Dass da für mich ein entscheidender, der identitätsstiftende Schritt in der Bildung und Darstellung einiger der Charaktere fehlte, das setzte sich auch in einem anderen Punkt fort. Leider schwang das Pendel für mich bei einigen Charakteren (z. B. Molly) in „zu klischeehaft“ um. Zu klischeehaft, als okay, als akzeptabel wäre. Bücher bleiben lange im Gedächtnis, wenn ihre Charaktere besonders waren - und das kann ich so leider über keinen einzigen Charakter sagen. Viel zu sehr waren sie angelegt als die typische biestige Ex-Beste-Freundin, als der schon viel zu oft gelesene Niemals-daheim-Vater, als die gute Seele des Parks. Und leider, leider gab es für mich im gesamten Buch keinen Anlass dazu, meine Meinung zu den Charakteren zu verändern. So muss ich leider in Sachen Figuren der Geschichte resümieren, dass ich von ziemlich eindimensionalen, unausgereiften und klischeehaften Charakteren gelesen habe, die mich leider - außer der Hauptprotagonistin - nicht überzeugt haben. Ich konnte mich nur sehr selten mit ihnen identifizieren.

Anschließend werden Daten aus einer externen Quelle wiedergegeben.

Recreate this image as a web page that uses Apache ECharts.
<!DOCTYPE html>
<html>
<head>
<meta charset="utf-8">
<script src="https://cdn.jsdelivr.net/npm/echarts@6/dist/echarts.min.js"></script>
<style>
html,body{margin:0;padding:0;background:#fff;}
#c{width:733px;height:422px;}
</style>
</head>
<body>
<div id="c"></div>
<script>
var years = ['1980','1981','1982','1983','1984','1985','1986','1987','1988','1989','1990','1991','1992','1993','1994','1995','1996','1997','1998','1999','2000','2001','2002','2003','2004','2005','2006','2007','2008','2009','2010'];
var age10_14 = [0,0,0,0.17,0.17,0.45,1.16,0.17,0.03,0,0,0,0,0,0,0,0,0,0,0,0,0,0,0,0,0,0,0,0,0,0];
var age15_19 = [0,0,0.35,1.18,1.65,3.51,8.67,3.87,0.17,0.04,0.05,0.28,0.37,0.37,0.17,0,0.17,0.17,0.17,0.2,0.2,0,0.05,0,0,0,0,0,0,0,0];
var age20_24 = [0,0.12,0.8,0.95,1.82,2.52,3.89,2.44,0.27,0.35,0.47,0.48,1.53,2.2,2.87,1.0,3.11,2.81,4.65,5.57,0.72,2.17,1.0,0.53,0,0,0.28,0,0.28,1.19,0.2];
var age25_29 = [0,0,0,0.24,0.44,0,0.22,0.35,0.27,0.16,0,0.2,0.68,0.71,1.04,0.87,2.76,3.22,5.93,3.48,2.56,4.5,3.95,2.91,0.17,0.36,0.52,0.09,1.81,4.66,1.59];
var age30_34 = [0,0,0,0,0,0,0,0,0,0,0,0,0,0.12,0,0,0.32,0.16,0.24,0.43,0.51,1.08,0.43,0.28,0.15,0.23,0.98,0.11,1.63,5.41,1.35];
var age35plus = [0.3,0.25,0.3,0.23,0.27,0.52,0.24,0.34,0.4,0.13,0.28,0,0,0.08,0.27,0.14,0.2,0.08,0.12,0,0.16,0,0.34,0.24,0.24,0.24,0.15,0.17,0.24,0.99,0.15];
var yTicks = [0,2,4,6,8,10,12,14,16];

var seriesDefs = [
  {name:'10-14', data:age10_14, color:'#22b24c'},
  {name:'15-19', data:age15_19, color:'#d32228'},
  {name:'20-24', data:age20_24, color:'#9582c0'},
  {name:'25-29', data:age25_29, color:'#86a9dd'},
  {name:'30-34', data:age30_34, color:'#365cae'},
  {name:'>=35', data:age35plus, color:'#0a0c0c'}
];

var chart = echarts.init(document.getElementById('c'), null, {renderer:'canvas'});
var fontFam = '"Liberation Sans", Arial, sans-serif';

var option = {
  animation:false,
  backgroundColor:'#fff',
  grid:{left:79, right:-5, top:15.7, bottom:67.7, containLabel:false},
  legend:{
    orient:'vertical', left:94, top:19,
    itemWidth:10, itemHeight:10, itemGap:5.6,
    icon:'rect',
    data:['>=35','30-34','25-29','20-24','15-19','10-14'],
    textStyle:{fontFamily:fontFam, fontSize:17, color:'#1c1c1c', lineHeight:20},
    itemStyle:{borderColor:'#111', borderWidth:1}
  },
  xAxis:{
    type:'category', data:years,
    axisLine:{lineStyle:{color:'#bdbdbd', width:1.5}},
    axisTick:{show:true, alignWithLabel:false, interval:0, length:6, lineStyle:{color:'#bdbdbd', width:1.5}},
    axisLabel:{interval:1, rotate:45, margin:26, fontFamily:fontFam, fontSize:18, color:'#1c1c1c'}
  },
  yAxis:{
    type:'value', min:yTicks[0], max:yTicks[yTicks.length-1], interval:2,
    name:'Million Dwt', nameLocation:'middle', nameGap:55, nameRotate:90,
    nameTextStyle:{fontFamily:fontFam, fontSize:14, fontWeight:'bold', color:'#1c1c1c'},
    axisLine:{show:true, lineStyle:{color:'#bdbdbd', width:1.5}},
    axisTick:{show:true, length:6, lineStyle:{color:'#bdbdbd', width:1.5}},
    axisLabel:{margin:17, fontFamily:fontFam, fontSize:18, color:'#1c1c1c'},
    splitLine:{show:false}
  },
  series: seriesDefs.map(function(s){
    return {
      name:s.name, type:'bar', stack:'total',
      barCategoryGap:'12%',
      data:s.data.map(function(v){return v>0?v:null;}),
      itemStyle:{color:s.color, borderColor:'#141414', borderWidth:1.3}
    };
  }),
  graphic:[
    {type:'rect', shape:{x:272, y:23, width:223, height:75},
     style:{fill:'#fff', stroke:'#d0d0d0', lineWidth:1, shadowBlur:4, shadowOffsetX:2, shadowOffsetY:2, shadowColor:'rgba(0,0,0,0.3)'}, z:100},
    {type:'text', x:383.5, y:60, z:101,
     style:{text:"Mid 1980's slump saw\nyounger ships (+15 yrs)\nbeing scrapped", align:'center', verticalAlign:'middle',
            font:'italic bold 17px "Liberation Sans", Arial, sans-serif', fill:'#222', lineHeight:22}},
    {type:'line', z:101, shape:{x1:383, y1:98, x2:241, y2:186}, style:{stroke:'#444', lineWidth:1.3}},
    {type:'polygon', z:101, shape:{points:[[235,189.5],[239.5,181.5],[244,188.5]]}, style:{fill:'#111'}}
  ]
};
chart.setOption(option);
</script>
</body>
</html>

Worin sich die Teilnehmer der Leserunde nahezu geschlossen einig waren, habe ich leider auch keine gute Meinung: ich bekam an vielen Stellen das Gefühl nicht los, dass einige Charaktere mehr Tiefe gebraucht hätten, mehr Erklärungen für/über ihre Handlungen, Meinungen und Gefühle. Vielleicht wollte Maggie McGinnis, dass man sich diese Erklärungen selbst zusammenreimte und an dieser Stelle der Leser gefragt war - wenn dem so war, hat dieses Ansinnen zumindest bei mir nicht funktioniert.

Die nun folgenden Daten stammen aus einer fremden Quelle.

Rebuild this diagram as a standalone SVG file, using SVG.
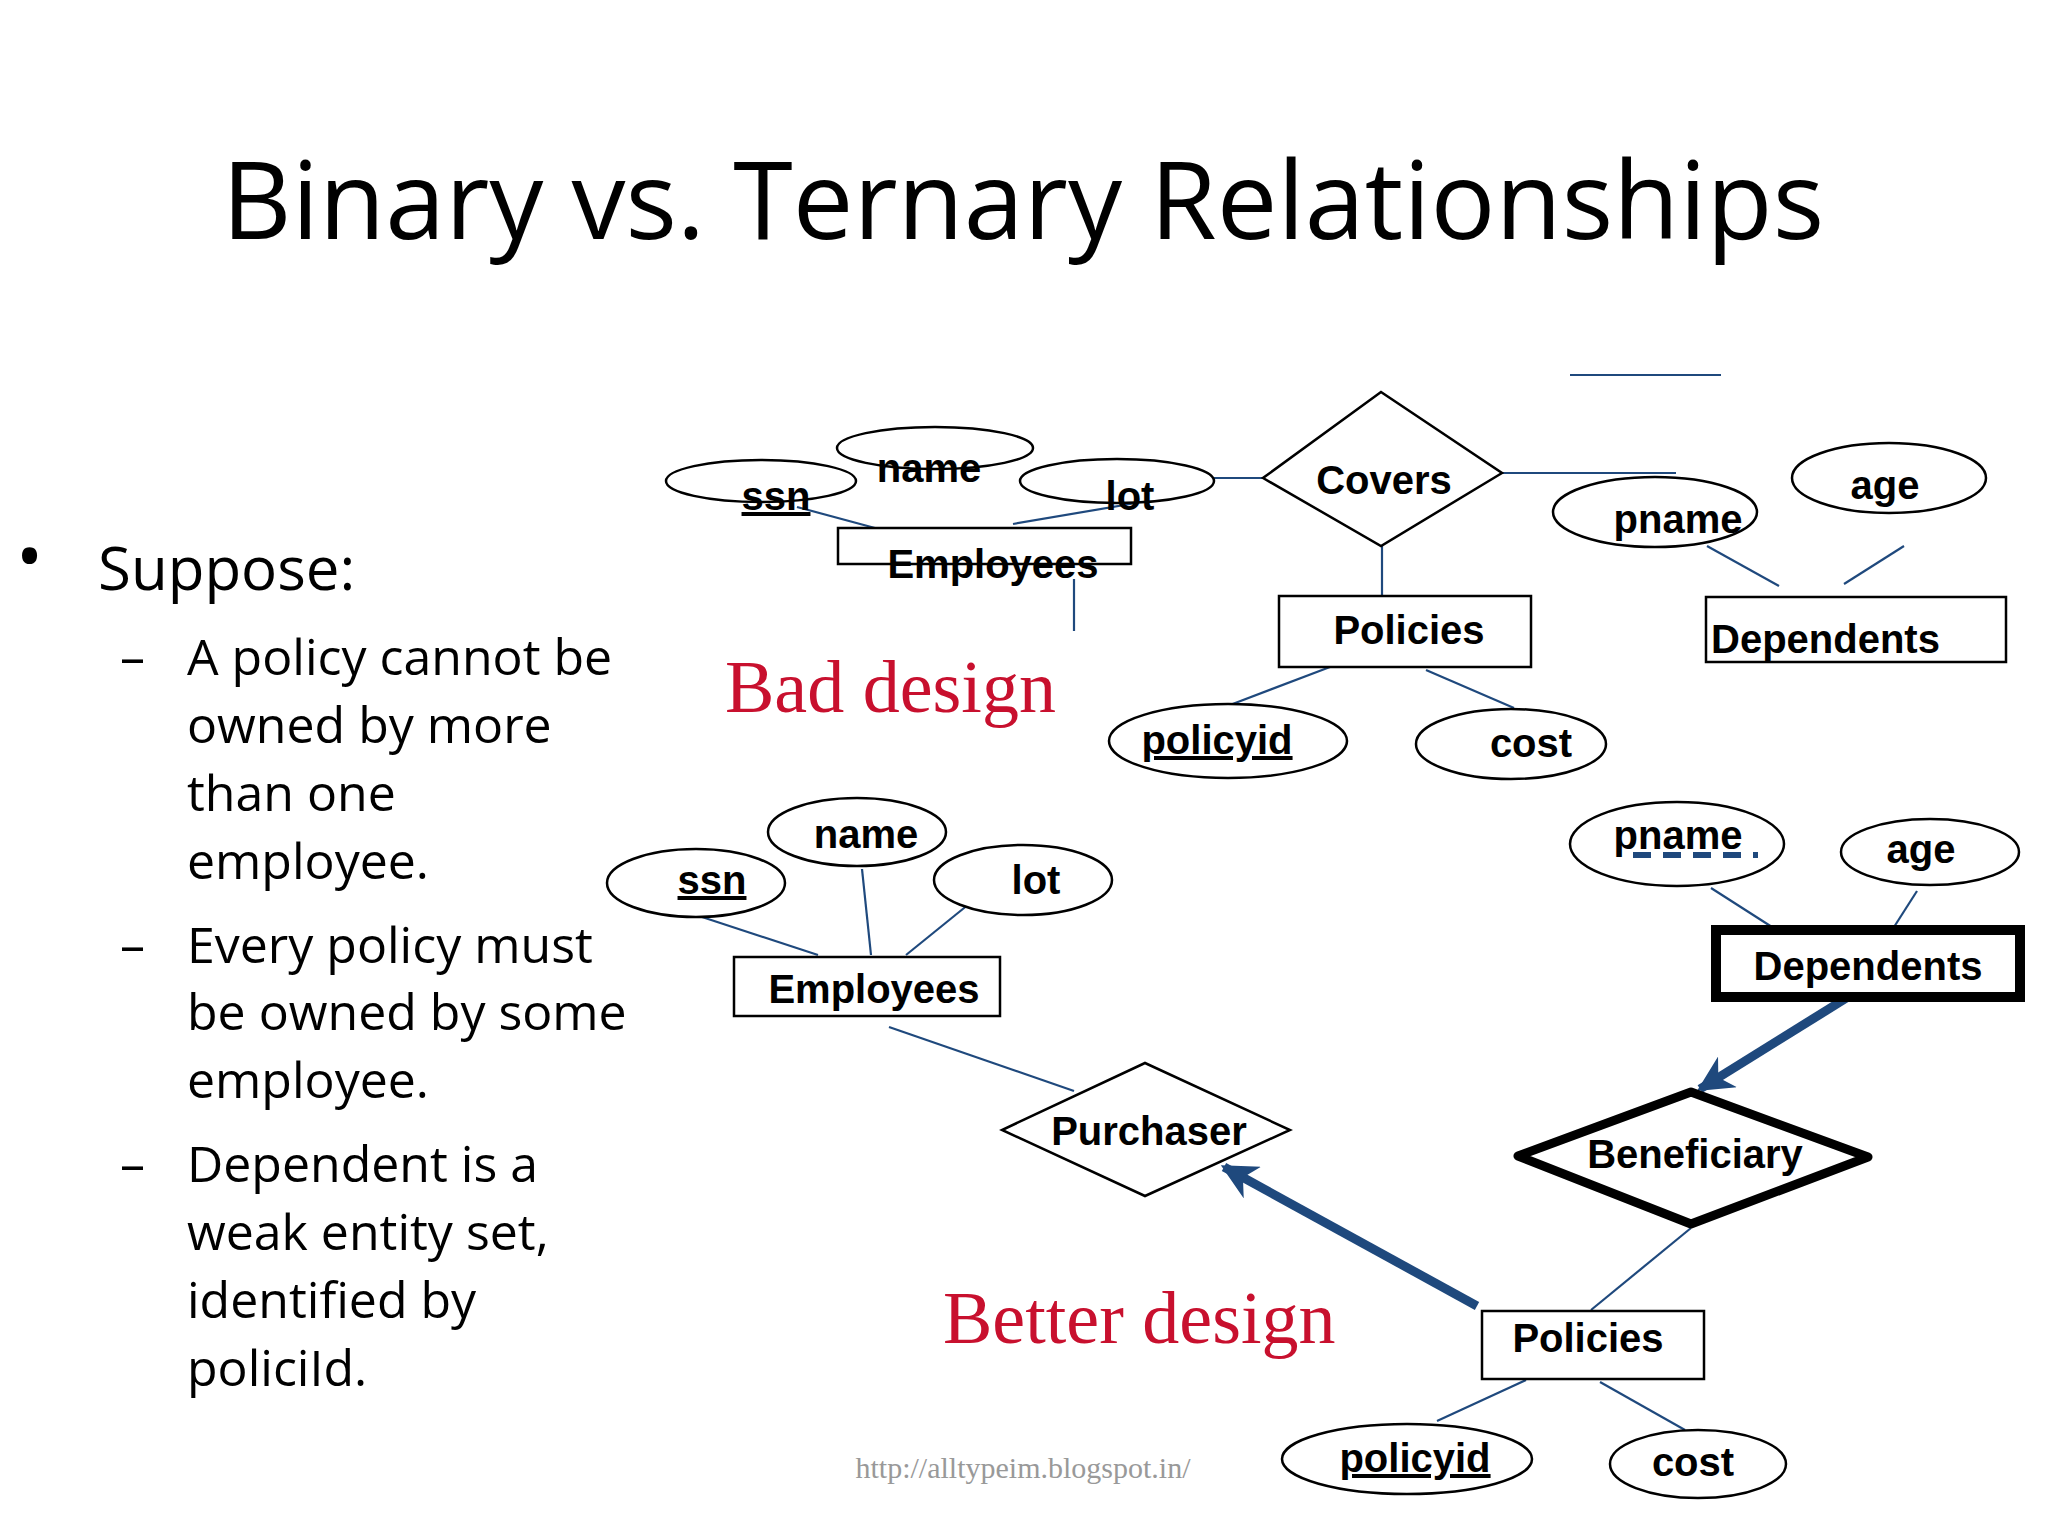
<svg xmlns="http://www.w3.org/2000/svg" width="2048" height="1536" viewBox="0 0 2048 1536">
<style>
.e{fill:#fff;stroke:#000;stroke-width:2.5}
.r{fill:#fff;stroke:#000;stroke-width:2.5}
.t{font-family:"Liberation Sans",Arial,sans-serif;font-weight:bold;font-size:40px;text-anchor:middle;fill:#000}
.u{text-decoration:underline}
.c line{stroke:#1f497d;stroke-width:2.2}
.b{font-family:"Open Sans","Noto Sans",sans-serif;fill:#000}
.red{font-family:"Liberation Serif",serif;font-size:74px;fill:#c8102e}
</style>
<defs>
<marker id="ah" viewBox="0 0 10 10" refX="9" refY="5" markerWidth="4" markerHeight="4" orient="auto" markerUnits="strokeWidth">
<path d="M0,0 L10,5 L0,10 L3,5 z" fill="#1f497d"/>
</marker>
</defs>
<rect width="2048" height="1536" fill="#fff"/>
<text x="1023" y="239" class="b" font-size="108" text-anchor="middle">Binary vs. Ternary Relationships</text>
<g class="b" font-size="50">
<text x="16" y="582" font-size="72">•</text>
<text x="98" y="590" font-size="60">Suppose:</text>
<text x="120" y="675">–</text><text x="187" y="675">A policy cannot be</text>
<text x="187" y="743">owned by more</text>
<text x="187" y="811">than one</text>
<text x="187" y="879">employee.</text>
<text x="120" y="963">–</text><text x="187" y="963">Every policy must</text>
<text x="187" y="1030">be owned by some</text>
<text x="187" y="1098">employee.</text>
<text x="120" y="1182">–</text><text x="187" y="1182">Dependent is a</text>
<text x="187" y="1250">weak entity set,</text>
<text x="187" y="1318">identified by</text>
<text x="187" y="1386">policiId.</text>
</g>
<g id="connectors" class="c">
<line x1="797" y1="507" x2="875" y2="528"/>
<line x1="1013" y1="524" x2="1136" y2="503"/>
<line x1="1110" y1="478" x2="1263" y2="478"/>
<line x1="1074" y1="579" x2="1074" y2="631"/>
<line x1="1502" y1="473" x2="1676" y2="473"/>
<line x1="1570" y1="375" x2="1721" y2="375"/>
<line x1="1382" y1="546" x2="1382" y2="596"/>
<line x1="1707" y1="546" x2="1779" y2="586"/>
<line x1="1904" y1="546" x2="1844" y2="584"/>
<line x1="1330" y1="667" x2="1230" y2="705"/>
<line x1="1426" y1="670" x2="1514" y2="708"/>
<line x1="699" y1="916" x2="818" y2="955"/>
<line x1="862" y1="869" x2="871" y2="955"/>
<line x1="969" y1="904" x2="906" y2="955"/>
<line x1="889" y1="1027" x2="1074" y2="1091"/>
<line x1="1711" y1="888" x2="1772" y2="927"/>
<line x1="1917" y1="891" x2="1894" y2="927"/>
<line x1="1691" y1="1228" x2="1591" y2="1310"/>
<line x1="1526" y1="1380" x2="1437" y2="1421"/>
<line x1="1600" y1="1382" x2="1685" y2="1430"/>
<line x1="1477" y1="1306" x2="1224" y2="1167" style="stroke-width:9" marker-end="url(#ah)"/>
<line x1="1848" y1="997" x2="1700" y2="1089" style="stroke-width:9" marker-end="url(#ah)"/>
</g>
<!-- Bad design -->
<g id="ssn1"><ellipse class="e" cx="761" cy="481" rx="95" ry="21"/><text class="t u" x="776" y="510">ssn</text></g>
<g id="name1"><ellipse class="e" cx="935" cy="448" rx="98" ry="21"/><text class="t" x="929" y="482">name</text></g>
<g id="lot1"><ellipse class="e" cx="1117" cy="481" rx="97" ry="22"/><text class="t" x="1130" y="510">lot</text></g>
<g id="emp1"><rect class="r" x="838" y="528" width="293" height="36"/><text class="t" x="993" y="578">Employees</text></g>
<g id="covers"><polygon class="e" points="1381,392 1502,473 1381,546 1263,478"/><text class="t" x="1384" y="494">Covers</text></g>
<g id="pol1"><rect class="r" x="1279" y="596" width="252" height="71"/><text class="t" x="1409" y="644">Policies</text></g>
<g id="pname1"><ellipse class="e" cx="1655" cy="512" rx="102" ry="35"/><text class="t" x="1678" y="533">pname</text></g>
<g id="age1"><ellipse class="e" cx="1889" cy="478" rx="97" ry="35"/><text class="t" x="1885" y="499">age</text></g>
<g id="dep1"><rect class="r" x="1706" y="597" width="300" height="65"/><text class="t" x="1711" y="653" style="text-anchor:start">Dependents</text></g>
<g id="policyid1"><ellipse class="e" cx="1228" cy="741" rx="119" ry="37"/><text class="t u" x="1217" y="754">policyid</text></g>
<g id="cost1"><ellipse class="e" cx="1511" cy="744" rx="95" ry="35"/><text class="t" x="1531" y="757">cost</text></g>
<text class="red" x="725" y="712">Bad design</text>
<!-- Better design -->
<g id="ssn2"><ellipse class="e" cx="696" cy="883" rx="89" ry="34"/><text class="t u" x="712" y="894">ssn</text></g>
<g id="name2"><ellipse class="e" cx="857" cy="832" rx="89" ry="34"/><text class="t" x="866" y="848">name</text></g>
<g id="lot2"><ellipse class="e" cx="1023" cy="880" rx="89" ry="35"/><text class="t" x="1036" y="894">lot</text></g>
<g id="emp2"><rect class="r" x="734" y="957" width="266" height="59"/><text class="t" x="874" y="1003">Employees</text></g>
<g id="purchaser"><polygon class="e" points="1145,1063 1290,1130 1145,1196 1002,1130"/><text class="t" x="1149" y="1145">Purchaser</text></g>
<g id="pname2"><ellipse class="e" cx="1677" cy="844" rx="107" ry="42"/><text class="t" x="1678" y="849">pname</text><line x1="1633" y1="855" x2="1758" y2="855" stroke="#1f497d" stroke-width="6" stroke-dasharray="18,12"/></g>
<g id="age2"><ellipse class="e" cx="1930" cy="852" rx="89" ry="33"/><text class="t" x="1921" y="863">age</text></g>
<g id="dep2"><rect x="1716" y="930" width="304" height="67" fill="#fff" stroke="#000" stroke-width="10"/><text class="t" x="1868" y="980">Dependents</text></g>
<g id="beneficiary"><polygon points="1691,1092 1868,1157 1691,1224 1518,1156" fill="#fff" stroke="#000" stroke-width="9" stroke-linejoin="round"/><text class="t" x="1695" y="1168">Beneficiary</text></g>
<g id="pol2"><rect class="r" x="1482" y="1311" width="222" height="68"/><text class="t" x="1588" y="1352">Policies</text></g>
<g id="policyid2"><ellipse class="e" cx="1407" cy="1459" rx="125" ry="35"/><text class="t u" x="1415" y="1472">policyid</text></g>
<g id="cost2"><ellipse class="e" cx="1698" cy="1464" rx="88" ry="34"/><text class="t" x="1693" y="1476">cost</text></g>
<text class="red" x="943" y="1343">Better design</text>
<text x="1023" y="1478" font-family="Liberation Serif,serif" font-size="30" fill="#999" text-anchor="middle">http://alltypeim.blogspot.in/</text>
</svg>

Diese Klischeehaftigkeit ist für mich leider auch zu deutlich in der Handlung von „Zweimal heißt für immer“ herausgekommen. Um ein Beispiel zu nennen, das dennoch nicht allzu viel der Handlung verrät: Josie rettet ein kleines Mädchen, bleibt dabei hängen und muss ausziehen, was sie anhat. Natürlich ist ein Prinzessinnenkleid, das eine große Rolle in Ethans und ihrer gemeinsamen Geschichte spielt, das einzige Kleidungsstück, das auf die Schnelle aufzutreiben ist. Immer dann, wenn es tolle Chancen gegeben hätte, die Geschichte in Richtungen zu lenken, an die der Leser nicht gedacht hat, die ihn verblüfft und dafür gesorgt hätten, gebannt an den Seiten des Buches zu kleben - immer dann wurde der offensichtlichste Weg der Handlung gewählt. Das fand ich sehr schade.
Die Idee eines weihnachtlichen Freizeitparks und das Setting in den USA gefielen mir außerordentlich gut - wo, wenn nicht in Amerika könnte es so einen Park geben? Für mich bleibt trotzdem gedanklich ein Buch zurück, das einen Tick zu klischeehaft und unausgereift ist, als dass es noch okay, noch akzeptabel wäre. Leider hat die Autorin großes Potential verschenkt.